Two weeks ago, on the 2nd of February, the Filing Room’s MD, Patrick Grant, journeyed to Ramba, a village in Western Kenya, to celebrate something special. He took time out from his day-to-day duties running the document storage company to visit an inventive farming project in western Kenya.
When Coronavirus restrictions were imposed across Kenya, now nearly a year ago, it had a significant impact on a country as a whole. In Kenya’s rural areas, where open food markets are the main method most people use for securing their essential foodstuffs, these measures often added to hardships experienced in rural communities.
In many of Kenya’s poorer areas, subsistence farmers are reliant on open market places. Without them, they cannot sell the produce they grow – mainly maize – and they cannot buy the food necessary to sustain themselves or their families.
When the markets were closed, many of the subsistence farmers who were least able to effectively work their land – those that suffered with diseases or injuries – were left with no option other than to seek aid. Those local to Ramba Centre did so by journeying to one of their neighbouring orphanages.
Gideons orphanage started off as a small operation which housed a few unfortunate children who had lost their parents. It has since become something much more. Today, Gideons orphanage – having grown significantly under the guidance of its director, Newton Atela – has dormitories for boarding school students, has several acres of land for its own farming produce and is even considering plans to build a small technical college.
So, Gideons itself is doing very well. However, when the coronavirus restrictions were implemented, the orphanage found themselves as the last resort for hungry neighbours. Charitable as Mr Atela is, he could not turn these supplicants away.
So, Gideons gave much of its food stores away. As incredible and self-less a move as this was, it was a short-term solution. The orphans and students at Gideons still needed to be fed. Furthermore, the initial problem, of food poverty and the dangers of famine, still needed to be addressed.

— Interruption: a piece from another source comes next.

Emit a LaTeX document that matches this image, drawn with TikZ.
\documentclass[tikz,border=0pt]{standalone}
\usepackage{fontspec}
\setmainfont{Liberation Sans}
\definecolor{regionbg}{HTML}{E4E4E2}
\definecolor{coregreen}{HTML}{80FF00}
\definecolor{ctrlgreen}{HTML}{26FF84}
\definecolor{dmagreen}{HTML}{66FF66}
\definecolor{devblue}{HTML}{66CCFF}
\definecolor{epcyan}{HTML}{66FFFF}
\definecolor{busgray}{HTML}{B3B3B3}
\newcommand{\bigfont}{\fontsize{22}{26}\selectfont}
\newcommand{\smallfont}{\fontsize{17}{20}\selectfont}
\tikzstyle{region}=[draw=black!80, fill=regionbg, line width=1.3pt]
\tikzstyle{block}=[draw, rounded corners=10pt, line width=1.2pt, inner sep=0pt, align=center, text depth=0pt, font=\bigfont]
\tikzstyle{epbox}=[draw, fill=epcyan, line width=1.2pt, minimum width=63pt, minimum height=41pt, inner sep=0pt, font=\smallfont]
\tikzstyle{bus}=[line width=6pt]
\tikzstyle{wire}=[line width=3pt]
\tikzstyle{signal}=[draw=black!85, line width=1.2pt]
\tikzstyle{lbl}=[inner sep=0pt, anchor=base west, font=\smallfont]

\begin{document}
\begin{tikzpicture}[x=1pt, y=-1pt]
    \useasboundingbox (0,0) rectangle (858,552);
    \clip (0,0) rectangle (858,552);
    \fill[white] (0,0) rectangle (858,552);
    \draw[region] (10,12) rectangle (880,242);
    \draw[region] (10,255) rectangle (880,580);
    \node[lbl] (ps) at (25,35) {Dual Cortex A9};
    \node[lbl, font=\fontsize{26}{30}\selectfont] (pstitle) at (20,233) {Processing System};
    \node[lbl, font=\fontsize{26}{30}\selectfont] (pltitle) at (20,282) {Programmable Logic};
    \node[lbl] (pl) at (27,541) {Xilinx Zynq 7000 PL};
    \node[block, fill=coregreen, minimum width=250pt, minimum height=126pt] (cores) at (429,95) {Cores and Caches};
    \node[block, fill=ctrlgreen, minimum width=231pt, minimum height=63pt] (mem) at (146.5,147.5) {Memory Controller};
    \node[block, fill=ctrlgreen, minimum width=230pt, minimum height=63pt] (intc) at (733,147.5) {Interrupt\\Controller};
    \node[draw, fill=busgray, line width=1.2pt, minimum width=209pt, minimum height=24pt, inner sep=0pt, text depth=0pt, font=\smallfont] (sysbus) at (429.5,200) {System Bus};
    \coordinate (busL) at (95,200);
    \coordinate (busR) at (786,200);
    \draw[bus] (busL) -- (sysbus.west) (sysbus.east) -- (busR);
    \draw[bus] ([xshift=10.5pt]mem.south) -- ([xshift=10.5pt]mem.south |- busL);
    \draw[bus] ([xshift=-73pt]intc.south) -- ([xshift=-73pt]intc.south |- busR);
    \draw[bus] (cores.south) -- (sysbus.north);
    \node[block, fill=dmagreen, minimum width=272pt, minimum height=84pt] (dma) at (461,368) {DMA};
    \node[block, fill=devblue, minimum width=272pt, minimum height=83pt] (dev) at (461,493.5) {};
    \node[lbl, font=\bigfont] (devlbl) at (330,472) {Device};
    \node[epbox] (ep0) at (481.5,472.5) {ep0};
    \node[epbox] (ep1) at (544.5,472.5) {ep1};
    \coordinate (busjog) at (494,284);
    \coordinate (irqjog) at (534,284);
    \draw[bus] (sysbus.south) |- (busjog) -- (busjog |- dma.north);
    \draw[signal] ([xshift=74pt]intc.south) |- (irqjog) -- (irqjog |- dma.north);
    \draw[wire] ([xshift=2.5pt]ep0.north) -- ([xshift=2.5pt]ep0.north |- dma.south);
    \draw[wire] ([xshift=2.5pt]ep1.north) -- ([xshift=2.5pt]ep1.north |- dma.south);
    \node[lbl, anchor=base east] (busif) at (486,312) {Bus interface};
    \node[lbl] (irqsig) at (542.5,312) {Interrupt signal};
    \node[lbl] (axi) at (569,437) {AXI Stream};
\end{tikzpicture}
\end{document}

The Gideons Empowerment Project
The Gideons Empowerment Project (GEP) was thought up as a potential solution.
Instead, of simply supplying the orphanage’s neighbours with food for the whole of the period affected by the Coronavirus, Gideons realised that the community around them would be better served if they had the tools to feed themselves.
So, with funding supplied by foreign aid given in the form of charitable donations, Gideons purchased maize seeds, helped their neighbours till previously hard earth, and provided the know-how essential to working the land.
The idea was that the farmers could now effectively get a large yield from their properties. Previously, this had – for a variety of reasons – been impossible for them. In return, Gideons orphanage would receive 20% of the yield.
The project was a huge success
Now, six months on from the initial tilling of the land, the results are in.
On the 2nd of February, the whole group of those involved in the GEP met for an awards ceremony. All participants in the programme had one acre of land each and the results of the competition were to be measured based on how many sacks of maize that one acre produced.
Previously, the local land owners aimed for one or two sacks of 90kg per acre of land. That was largely considered the hoped-for aim and, more often than not, those targets were not met.
Quite amazingly, the average amongst the GEP participants was 10 sacks. This is a huge step up in productivity. A massive one! And it truly has changed the lives of those that partook in the project.
Involvement of the Filing Room’s MD
Patrick Grant, who runs the Filing Room, has long been affiliated with Gideons Orphanage. He has a long-standing relationship with Newton Atela. He is a donor to the orphanage and – to some – is considered the representative face of the organisation’s donors abroad.
Because of his close ties with the orphanage, and due to his attachment to those that operate there, he was asked to be the prize-giver at the award ceremony two weeks ago.
The prize itself was intended as an extra reward for whomsoever tended the property with the largest yield. It was not, however, what all the GEP participants worked toward. Self-sufficiency was the real incentive and though the competition’s eventual winner, Olga Odhiambo, received her trophy with a well-deserved smile, it was as much for having, for the first time in her life, procured 16 sacks of maize as it was for the trophy.